Available data ::

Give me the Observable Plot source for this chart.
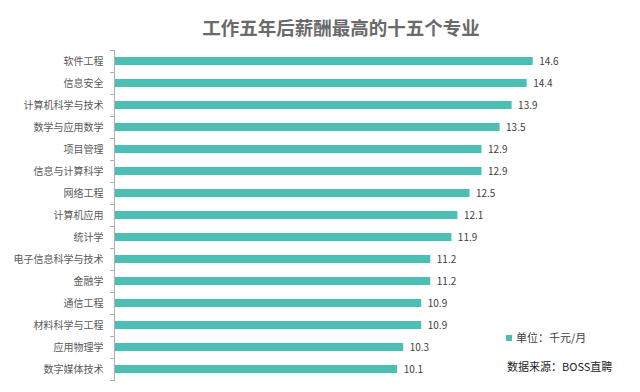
<!DOCTYPE html>
<html><head><meta charset="utf-8">
<script src="https://cdn.jsdelivr.net/npm/d3@7"></script>
<script src="https://cdn.jsdelivr.net/npm/@observablehq/plot@0.6"></script>
<style>
body{margin:0;background:#fff;font-family:"Noto Sans CJK SC","Noto Sans",sans-serif;}
#wrap{position:relative;width:640px;height:392px;overflow:hidden;}
#title{position:absolute;left:0;top:14px;width:640px;text-align:center;font-size:18.5px;font-weight:bold;color:#6a6a6a;padding-left:42px;box-sizing:border-box;}
#chart{position:absolute;left:0;top:45px;}
#legend{position:absolute;left:506px;top:329px;font-size:11px;color:#404040;}
#legend span{display:inline-block;width:6px;height:6px;background:#4cbfb5;margin-right:4px;vertical-align:1px;}
#source{position:absolute;left:507px;top:358px;font-size:11px;color:#222;}
</style></head>
<body>
<div id="wrap">
<div id="title">工作五年后薪酬最高的十五个专业</div>
<div id="chart"></div>
<div id="legend"><span></span>单位：千元/月</div>
<div id="source">数据来源：BOSS直聘</div>
</div>
<script>
const majors = ["软件工程","信息安全","计算机科学与技术","数学与应用数学","项目管理","信息与计算科学","网络工程","计算机应用","统计学","电子信息科学与技术","金融学","通信工程","材料科学与工程","应用物理学","数字媒体技术"];
const salaries = [14.6,14.4,13.9,13.5,12.9,12.9,12.5,12.1,11.9,11.2,11.2,10.9,10.9,10.3,10.1];
const data = majors.map((m,i)=>({major:m, value:salaries[i]}));
const barColor = "#4cbfb5";

const chart = Plot.plot({
  width: 640,
  height: 347,
  marginTop: 5,
  marginBottom: 12,
  marginLeft: 114,
  marginRight: 35,
  style: {fontFamily: '"Noto Sans CJK SC","Noto Sans",sans-serif', background: "transparent"},
  x: {domain: [0.7, 17], axis: null},
  y: {domain: majors, paddingInner: 0.64, paddingOuter: 0.32, label: null},
  marks: [
    Plot.barX(data, {y: "major", x: "value", fill: barColor, clip: true}),
    Plot.text(data, {y: "major", x: "value", text: d => d.value.toFixed(1), textAnchor: "start", dx: 6, fontSize: 10, fill: "#404040"}),
    Plot.axisY({tickSize: 0, tickPadding: 11, fontSize: 10, fill: "#595959", label: null}),
    Plot.axisY({tickSize: 4, tickFormat: null, dy: -11, stroke: "#b0b0b0", label: null}),
    Plot.axisY({ticks: majors.slice(-1), tickSize: 4, tickFormat: null, dy: 11, stroke: "#b0b0b0", label: null}),
    Plot.frame({anchor: "left", stroke: "#b0b0b0"})
  ]
});
document.getElementById("chart").appendChild(chart);
</script>
</body></html>
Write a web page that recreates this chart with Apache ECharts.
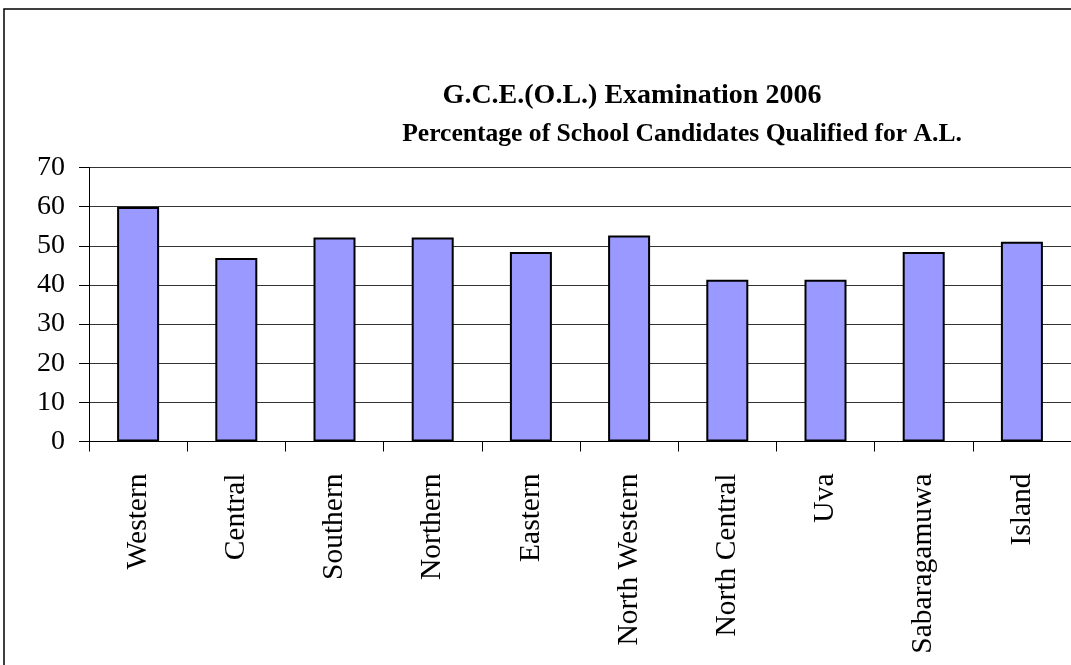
<!DOCTYPE html>
<html>
<head>
<meta charset="utf-8">
<script src="https://cdn.jsdelivr.net/npm/echarts@6/dist/echarts.min.js"></script>
<style>
html,body{margin:0;padding:0;background:#fff;}
#chart{width:1071px;height:665px;}
</style>
</head>
<body>
<div id="chart"></div>
<script>
const categories = ['Western','Central','Southern','Northern','Eastern','North Western','North Central','Uva','Sabaragamuwa','Island'];
const percentQualified = [59.9, 46.9, 52.1, 52.1, 48.4, 52.6, 41.3, 41.3, 48.4, 51.0];
const titleLine1 = 'G.C.E.(O.L.) Examination 2006';
const titleLine2 = 'Percentage of School Candidates Qualified for A.L.';
const yTicks = [0, 10, 20, 30, 40, 50, 60, 70];

const chart = echarts.init(document.getElementById('chart'), null, {renderer: 'canvas'});
const serif = '"Liberation Serif", "Times New Roman", serif';
chart.setOption({
  backgroundColor: '#fff',
  animation: false,
  title: [
    {text: titleLine1, left: 627, top: 77, textAlign: 'center',
     textStyle: {fontFamily: serif, fontWeight: 'bold', fontSize: 28, color: '#000'}},
    {text: titleLine2, left: 677, top: 116, textAlign: 'center',
     textStyle: {fontFamily: serif, fontWeight: 'bold', fontSize: 25.6, color: '#000'}}
  ],
  graphic: [{
    type: 'rect', shape: {x: 4, y: 9, width: 1200, height: 800},
    style: {fill: 'none', stroke: '#000', lineWidth: 1.5}, silent: true
  }],
  grid: {left: 89, top: 167.5, width: 995, height: 274, containLabel: false},
  xAxis: {
    type: 'category', data: categories, boundaryGap: true,
    axisLine: {show: true, lineStyle: {color: '#000', width: 1}},
    axisTick: {show: true, length: 10, interval: 0, lineStyle: {color: '#000'}},
    axisLabel: {rotate: 90, interval: 0, margin: 32, fontFamily: serif, fontSize: 29.5, color: '#000'},
    splitLine: {show: false}
  },
  yAxis: {
    type: 'value', min: 0, max: 70, interval: 10,
    axisLine: {show: true, lineStyle: {color: '#000', width: 1}},
    axisTick: {show: true, length: 10, lineStyle: {color: '#000'}},
    axisLabel: {margin: 24, fontFamily: serif, fontSize: 28, color: '#000',
      formatter: v => yTicks.includes(v) ? String(v) : ''},
    splitLine: {show: true, lineStyle: {color: '#333', width: 1}}
  },
  series: [{
    type: 'bar', data: percentQualified, barWidth: 42,
    itemStyle: {color: '#9999ff', borderColor: '#000', borderWidth: 2}
  }]
});
</script>
</body>
</html>
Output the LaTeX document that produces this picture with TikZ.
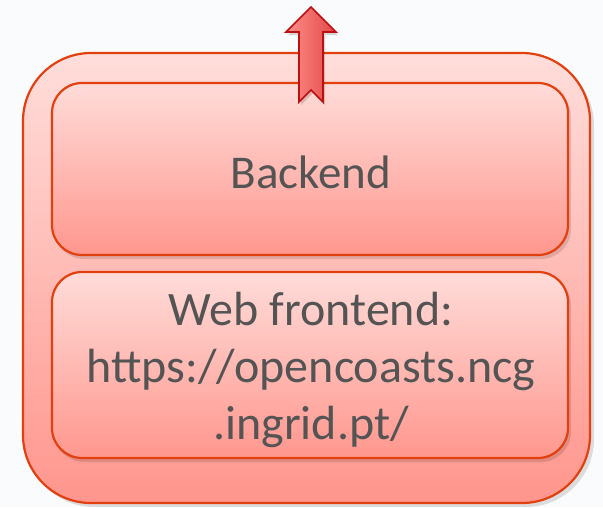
\documentclass[tikz,border=0pt]{standalone}
\usepackage{fontspec}
\setmainfont{Carlito}
\usetikzlibrary{calc}
\definecolor{bg}{HTML}{FAFBFD}
\definecolor{edge}{HTML}{E2400F}
\definecolor{txt}{HTML}{545454}
\definecolor{outtop}{HTML}{FFDEDB}
\definecolor{outbot}{HTML}{FF968D}
\definecolor{intop}{HTML}{FFDCD9}
\definecolor{inbot}{HTML}{FF978E}
\definecolor{arrl}{HTML}{FF8F8A}
\definecolor{arrr}{HTML}{E04848}
\definecolor{arredge}{HTML}{BE1010}
\tikzset{
  outerbox/.style={draw=edge, line width=2.2pt, rounded corners=68pt,
    top color=outtop, bottom color=outbot, minimum width=567pt, minimum height=450pt,
    inner sep=0pt},
  innerbox/.style={draw=edge, line width=2.2pt, rounded corners=30pt,
    top color=intop, bottom color=inbot, minimum width=516pt,
    inner sep=0pt, text=txt, align=center, font=\fontsize{48}{57}\selectfont},
  shadowbox/.style={fill=black, opacity=0.12, draw=none},
  upstyle/.style={draw=arredge, line width=1.6pt, line join=miter, left color=arrl, right color=arrr},
}
\begin{document}
\begin{tikzpicture}[x=1pt,y=-1pt]
\useasboundingbox (0,0) rectangle (603,507);
\fill[bg] (0,0) rectangle (603,507);
% shadows
\fill[shadowbox, rounded corners=68pt] (26,57) rectangle (594,507);
\node[outerbox] (outer) at (306.5,278) {};
\fill[shadowbox, rounded corners=30pt] (54,86) rectangle (571,259);
\fill[shadowbox, rounded corners=30pt] (54,275) rectangle (571,462);
\node[innerbox, minimum height=172pt] (backend) at (310,169) {};
\node[text=txt, font=\fontsize{47}{57}\selectfont] (backendtxt) at (311,172) {Backend};
\node[innerbox, minimum height=186pt] (frontend) at (310,365) {};
\node[text=txt, align=center, font=\fontsize{48}{57}\selectfont] (fronttxt) at (311,370) {Web frontend:\\https://opencoasts.ncg\\.ingrid.pt/};
% arrow
\coordinate (tip) at (311,7);
\fill[black, opacity=0.15] ($(tip)+(2,3)$) -- (338,35) -- (325,35) -- (325,105) -- (313,93) -- (301,105) -- (301,35) -- (288,35) -- cycle;
\path[upstyle] (tip) -- (336,32) -- (323,32) -- (323,102) -- (311,90) -- (299,102) -- (299,32) -- (286,32) -- cycle;
\end{tikzpicture}
\end{document}
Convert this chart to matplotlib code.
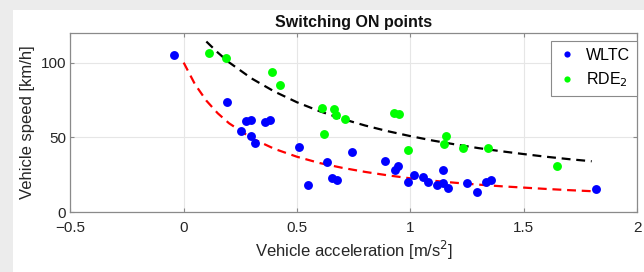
import matplotlib
matplotlib.use("Agg")
import matplotlib.pyplot as plt
from matplotlib.patches import Rectangle

plt.rcParams['font.family'] = ['Liberation Sans', 'DejaVu Sans']

# WLTC switching ON points (acceleration m/s^2, speed km/h)
wltc_acc = [-0.044, 0.189, 0.275, 0.298, 0.254, 0.297, 0.316, 0.36, 0.38, 0.507,
            0.549, 0.634, 0.655, 0.677, 0.741, 0.888, 0.932, 0.944, 0.991, 1.018,
            1.057, 1.079, 1.117, 1.144, 1.142, 1.166, 1.248, 1.292, 1.333, 1.354, 1.819]
wltc_speed = [104.8, 73.6, 61.0, 62.0, 54.6, 50.7, 46.0, 60.1, 61.9, 43.8,
              18.5, 33.3, 22.6, 21.5, 40.3, 34.2, 28.4, 30.6, 20.1, 24.8,
              23.9, 20.1, 18.5, 28.4, 19.9, 16.1, 19.5, 13.8, 20.3, 21.5, 15.4]

# RDE_2 switching ON points
rde_acc = [0.110, 0.186, 0.388, 0.423, 0.609, 0.620, 0.665, 0.670, 0.711, 0.927,
           0.948, 0.990, 1.157, 1.147, 1.232, 1.341, 1.645]
rde_speed = [106.7, 102.9, 94.0, 84.8, 69.5, 52.6, 68.7, 65.3, 62.4, 66.2,
             65.8, 41.6, 50.7, 45.6, 42.7, 42.7, 30.6]

# fitted trend curves
wltc_fit_x = [0.0, 0.05, 0.1, 0.15, 0.2, 0.3, 0.4, 0.5, 0.6, 0.7, 0.8, 0.9, 1.0,
              1.1, 1.2, 1.3, 1.4, 1.5, 1.6, 1.7, 1.8]
wltc_fit_y = [100.0, 85.5, 74.6, 66.2, 59.5, 49.5, 42.4, 37.1, 32.9, 29.7, 27.0,
              24.7, 22.7, 21.1, 19.7, 18.5, 17.4, 16.5, 15.6, 14.8, 14.1]
rde_fit_x = [0.1, 0.15, 0.2, 0.3, 0.4, 0.5, 0.6, 0.7, 0.8, 0.9, 1.0, 1.1, 1.2,
             1.3, 1.4, 1.5, 1.6, 1.7, 1.8]
rde_fit_y = [114.1, 106.8, 100.2, 89.4, 80.7, 73.5, 67.5, 62.4, 58.0, 54.2, 50.9,
             47.9, 45.3, 42.9, 40.8, 38.9, 37.1, 35.5, 34.1]

fig = plt.figure(figsize=(6.44, 2.72), dpi=100, facecolor='#ececec')
fig.patches.append(Rectangle((13 / 644, 0), 1, 262 / 272, transform=fig.transFigure,
                             facecolor='white', edgecolor='none', zorder=-10))
ax = fig.add_axes([0.1092, 0.2195, 0.880, 0.6603])
ax.set_zorder(1)

ax.grid(True, color='#e6e6e6', linewidth=0.8)
ax.set_axisbelow(True)

ax.plot(wltc_fit_x, wltc_fit_y, color='red', linestyle=(0, (4, 2.6)), linewidth=1.6, zorder=2)
ax.plot(rde_fit_x, rde_fit_y, color='black', linestyle=(0, (4, 2.6)), linewidth=1.6, zorder=2)
ax.plot(wltc_acc, wltc_speed, 'o', color='#0000ff', markersize=6.4, markeredgewidth=0,
        label='WLTC', zorder=3)
ax.plot(rde_acc, rde_speed, 'o', color='#00ff00', markersize=6.4, markeredgewidth=0,
        label='RDE$_2$', zorder=3)

ax.set_xlim(-0.5, 2)
ax.set_ylim(0, 120)
ax.set_xticks([-0.5, 0, 0.5, 1, 1.5, 2])
ax.set_xticklabels(['\u22120.5', '0', '0.5', '1', '1.5', '2'])
ax.set_yticks([0, 50, 100])
ax.tick_params(direction='in', length=3, width=0.8, colors='#8a8a8a', labelcolor='#262626',
               labelsize=11, top=True, right=True)
ax.tick_params(axis='x', pad=6)
ax.tick_params(axis='y', pad=3)
for s in ax.spines.values():
    s.set_color('#8a8a8a')
    s.set_linewidth(0.9)

ax.set_title('Switching ON points', fontsize=11.5, fontweight='bold', color='#111111', pad=4)
ax.set_xlabel('Vehicle acceleration [m/s$^2$]', fontsize=12, color='#262626', labelpad=3)
ax.set_ylabel('Vehicle speed [km/h]', fontsize=12, color='#262626', labelpad=4)

leg = ax.legend(loc='upper right', bbox_to_anchor=(1.0, 0.955), borderaxespad=0,
                fontsize=11.5, markerscale=0.7, handlelength=1.0, handletextpad=0.7,
                labelspacing=0.45, borderpad=0.45, fancybox=False, framealpha=1)
leg.get_frame().set_edgecolor('#8a8a8a')
leg.get_frame().set_linewidth(0.8)

fig.savefig('out.png', dpi=100, facecolor=fig.get_facecolor())
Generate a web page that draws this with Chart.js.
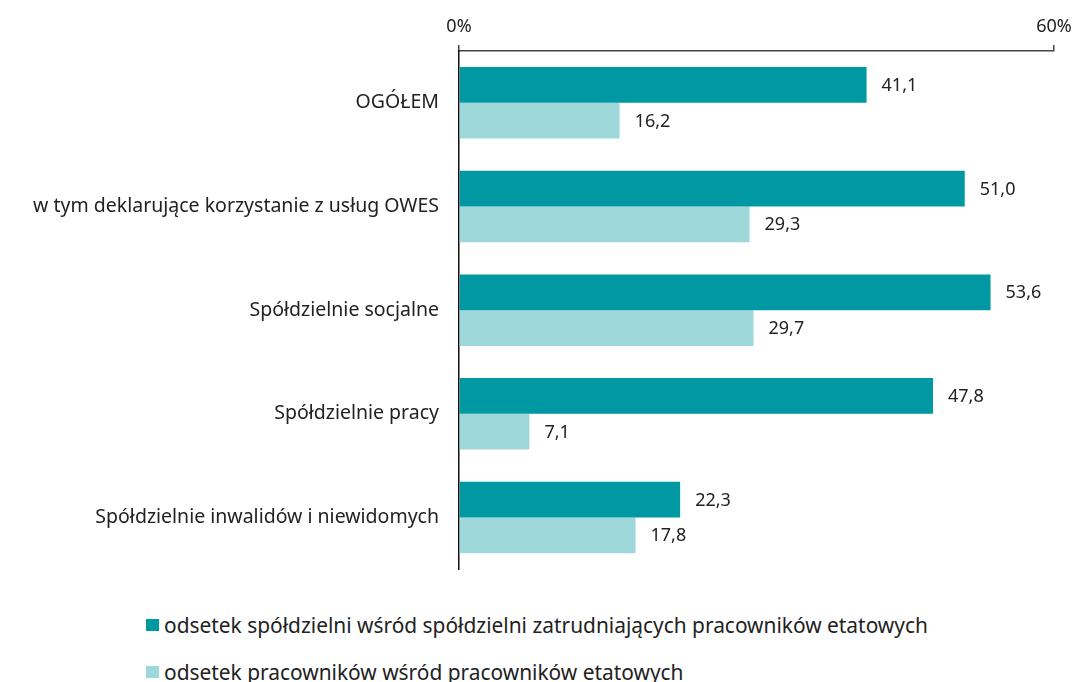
<!DOCTYPE html>
<html>
<head>
<meta charset="utf-8">
<script src="https://cdn.jsdelivr.net/npm/chart.js@4"></script>
<style>
  html, body { margin: 0; padding: 0; background: #fff; }
  body { width: 1074px; height: 682px; position: relative; overflow: hidden; font-family: "Noto Sans", sans-serif; }
  #wrap { position: absolute; left: 0; top: 0; width: 1074px; height: 593px; }
  .legend { position: absolute; left: 146px; font-size: 20.9px; color: #222; display: flex; align-items: center; white-space: nowrap; }
  .legend span.box { display: inline-block; width: 13px; height: 12px; margin-right: 5px; }
</style>
</head>
<body>
<div id="wrap"><canvas id="chart"></canvas></div>
<div class="legend" style="top: 611px;"><span class="box" style="background:#0099a3"></span>odsetek spółdzielni wśród spółdzielni zatrudniających pracowników etatowych</div>
<div class="legend" style="top: 658px;"><span class="box" style="background:#9ed8db"></span>odsetek pracowników wśród pracowników etatowych</div>
<script>
// categories and series
const categories = [
    'OGÓŁEM',
    'w tym deklarujące korzystanie z usług OWES',
    'Spółdzielnie socjalne',
    'Spółdzielnie pracy',
    'Spółdzielnie inwalidów i niewidomych'
];
const seriesNames = [
    'odsetek spółdzielni wśród spółdzielni zatrudniających pracowników etatowych',
    'odsetek pracowników wśród pracowników etatowych'
];
const cooperativesShare = [41.1, 51.0, 53.6, 47.8, 22.3];
const employeesShare = [16.2, 29.3, 29.7, 7.1, 17.8];
const axisMin = 0;
const axisMax = 60;

const FONT = '"Noto Sans", sans-serif';
const TEXT = '#222222';
const AXIS = '#444444';

// value labels to the right of each bar
const valueLabels = {
    id: 'valueLabels',
    afterDatasetsDraw(chart) {
        const ctx = chart.ctx;
        ctx.save();
        ctx.font = '18px ' + FONT;
        ctx.fillStyle = TEXT;
        ctx.textAlign = 'left';
        ctx.textBaseline = 'middle';
        chart.data.datasets.forEach((ds, i) => {
            chart.getDatasetMeta(i).data.forEach((bar, j) => {
                const txt = ds.data[j].toFixed(1).replace('.', ',');
                ctx.fillText(txt, bar.x + 15, bar.y + 1);
            });
        });
        ctx.restore();
    }
};

new Chart(document.getElementById('chart'), {
    type: 'bar',
    data: {
        labels: categories,
        datasets: [
            { label: seriesNames[0], data: cooperativesShare, backgroundColor: '#0099a3' },
            { label: seriesNames[1], data: employeesShare, backgroundColor: '#9ed8db' }
        ]
    },
    options: {
        indexAxis: 'y',
        responsive: true,
        maintainAspectRatio: false,
        animation: false,
        layout: { padding: { top: 0, right: 20, bottom: 12, left: 0 } },
        categoryPercentage: 0.69,
        barPercentage: 1.0,
        plugins: {
            legend: { display: false },
            tooltip: { enabled: false }
        },
        scales: {
            x: {
                position: 'top',
                min: axisMin,
                max: axisMax,
                afterFit: (scale) => {
                    scale.height = 51;
                    scale.paddingLeft = 0;
                    scale.paddingRight = 0;
                },
                ticks: {
                    stepSize: 60,
                    padding: 7,
                    color: TEXT,
                    font: { family: FONT, size: 18 },
                    callback: (v) => v + '%'
                },
                grid: {
                    drawOnChartArea: false,
                    drawTicks: true,
                    tickLength: 6,
                    color: AXIS,
                    lineWidth: 1.5
                },
                border: { display: true, color: AXIS, width: 1.5 }
            },
            y: {
                afterFit: (scale) => { scale.width = 459; },
                ticks: {
                    padding: 12,
                    color: TEXT,
                    font: { family: FONT, size: 19.5 }
                },
                grid: { display: false },
                border: { display: true, color: '#111', width: 1.5 }
            }
        }
    },
    plugins: [valueLabels]
});
</script>
</body>
</html>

Given problem ::
Report how many lines in this data include the string "that", and nothing else.

Correct response ::
3